═════ RECORDED DATA
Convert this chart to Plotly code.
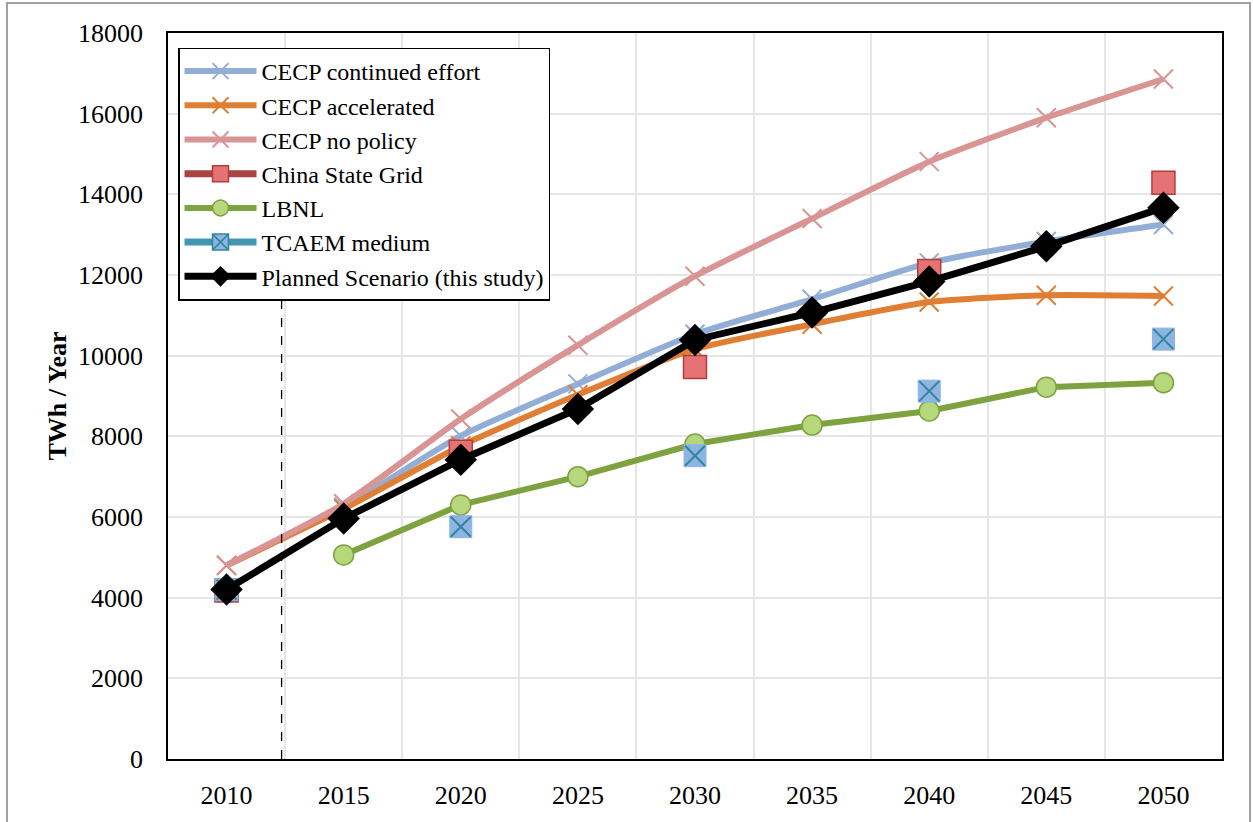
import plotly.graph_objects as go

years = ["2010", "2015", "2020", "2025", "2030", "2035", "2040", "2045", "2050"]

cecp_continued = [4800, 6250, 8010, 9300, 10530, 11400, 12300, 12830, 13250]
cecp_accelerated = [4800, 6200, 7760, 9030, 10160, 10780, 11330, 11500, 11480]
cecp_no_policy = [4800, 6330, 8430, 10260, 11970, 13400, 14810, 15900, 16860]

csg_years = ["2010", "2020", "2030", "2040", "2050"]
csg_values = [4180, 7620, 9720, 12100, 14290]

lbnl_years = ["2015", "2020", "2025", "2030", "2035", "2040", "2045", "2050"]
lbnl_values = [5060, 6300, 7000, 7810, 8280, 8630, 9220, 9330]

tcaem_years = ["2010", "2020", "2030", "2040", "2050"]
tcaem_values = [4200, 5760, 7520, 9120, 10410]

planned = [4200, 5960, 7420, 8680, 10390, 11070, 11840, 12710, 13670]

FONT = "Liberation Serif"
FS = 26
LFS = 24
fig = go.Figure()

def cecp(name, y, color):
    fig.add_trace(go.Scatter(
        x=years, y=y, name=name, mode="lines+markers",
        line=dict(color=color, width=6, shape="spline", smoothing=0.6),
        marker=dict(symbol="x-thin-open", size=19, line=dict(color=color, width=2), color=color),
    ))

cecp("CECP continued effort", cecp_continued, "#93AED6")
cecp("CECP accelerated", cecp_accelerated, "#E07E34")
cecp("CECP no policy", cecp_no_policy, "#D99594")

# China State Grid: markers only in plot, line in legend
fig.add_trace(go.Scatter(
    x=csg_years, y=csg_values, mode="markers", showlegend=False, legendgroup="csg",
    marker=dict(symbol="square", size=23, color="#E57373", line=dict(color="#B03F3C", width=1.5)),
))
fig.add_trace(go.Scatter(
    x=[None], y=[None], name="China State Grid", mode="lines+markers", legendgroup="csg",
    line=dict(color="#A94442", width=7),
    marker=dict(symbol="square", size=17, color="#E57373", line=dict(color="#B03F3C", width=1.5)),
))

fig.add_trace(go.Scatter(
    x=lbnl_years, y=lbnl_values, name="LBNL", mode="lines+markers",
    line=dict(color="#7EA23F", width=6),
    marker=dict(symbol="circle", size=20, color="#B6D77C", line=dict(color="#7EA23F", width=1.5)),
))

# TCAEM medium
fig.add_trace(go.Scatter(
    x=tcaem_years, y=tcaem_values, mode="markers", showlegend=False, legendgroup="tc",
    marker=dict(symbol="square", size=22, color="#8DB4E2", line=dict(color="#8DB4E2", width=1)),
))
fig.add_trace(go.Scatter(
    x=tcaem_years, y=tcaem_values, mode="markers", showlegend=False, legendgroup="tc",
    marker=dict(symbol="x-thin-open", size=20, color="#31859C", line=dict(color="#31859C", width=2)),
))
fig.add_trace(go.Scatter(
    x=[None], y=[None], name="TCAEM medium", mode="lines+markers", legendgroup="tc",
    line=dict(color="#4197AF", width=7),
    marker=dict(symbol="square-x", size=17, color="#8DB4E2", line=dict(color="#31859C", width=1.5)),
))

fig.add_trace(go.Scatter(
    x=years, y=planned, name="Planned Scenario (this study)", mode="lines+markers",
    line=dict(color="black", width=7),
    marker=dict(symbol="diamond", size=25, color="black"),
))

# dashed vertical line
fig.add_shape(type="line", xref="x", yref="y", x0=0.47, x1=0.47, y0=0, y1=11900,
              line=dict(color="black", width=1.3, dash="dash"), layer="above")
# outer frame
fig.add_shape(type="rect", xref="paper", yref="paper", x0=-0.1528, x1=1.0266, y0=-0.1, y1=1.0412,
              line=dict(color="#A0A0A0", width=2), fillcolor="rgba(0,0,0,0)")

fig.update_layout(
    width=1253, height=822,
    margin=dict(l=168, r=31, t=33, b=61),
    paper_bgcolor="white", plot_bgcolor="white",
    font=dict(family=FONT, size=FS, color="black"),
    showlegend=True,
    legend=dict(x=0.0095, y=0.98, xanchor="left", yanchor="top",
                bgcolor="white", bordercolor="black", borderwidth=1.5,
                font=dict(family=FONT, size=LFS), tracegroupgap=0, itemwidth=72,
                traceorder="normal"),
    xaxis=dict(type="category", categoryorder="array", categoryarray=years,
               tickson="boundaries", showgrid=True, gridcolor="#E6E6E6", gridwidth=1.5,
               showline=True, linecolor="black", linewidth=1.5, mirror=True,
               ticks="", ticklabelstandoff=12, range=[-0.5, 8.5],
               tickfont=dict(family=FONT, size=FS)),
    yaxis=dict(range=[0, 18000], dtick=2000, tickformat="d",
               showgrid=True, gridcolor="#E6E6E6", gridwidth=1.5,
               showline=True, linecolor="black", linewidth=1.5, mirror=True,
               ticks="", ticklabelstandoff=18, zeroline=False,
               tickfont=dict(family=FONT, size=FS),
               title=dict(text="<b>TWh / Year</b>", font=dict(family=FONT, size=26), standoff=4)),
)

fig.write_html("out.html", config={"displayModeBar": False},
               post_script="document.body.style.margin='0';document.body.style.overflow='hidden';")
══════════
=== REQUIREMENTS ===
Print, exactly as written, the lines above from the first one to the one containing "14810, 15900, 16860]". Leave out pictures.

=== ANSWER TO THE PROBLEM ===
Convert this chart to Plotly code.
import plotly.graph_objects as go

years = ["2010", "2015", "2020", "2025", "2030", "2035", "2040", "2045", "2050"]

cecp_continued = [4800, 6250, 8010, 9300, 10530, 11400, 12300, 12830, 13250]
cecp_accelerated = [4800, 6200, 7760, 9030, 10160, 10780, 11330, 11500, 11480]
cecp_no_policy = [4800, 6330, 8430, 10260, 11970, 13400, 14810, 15900, 16860]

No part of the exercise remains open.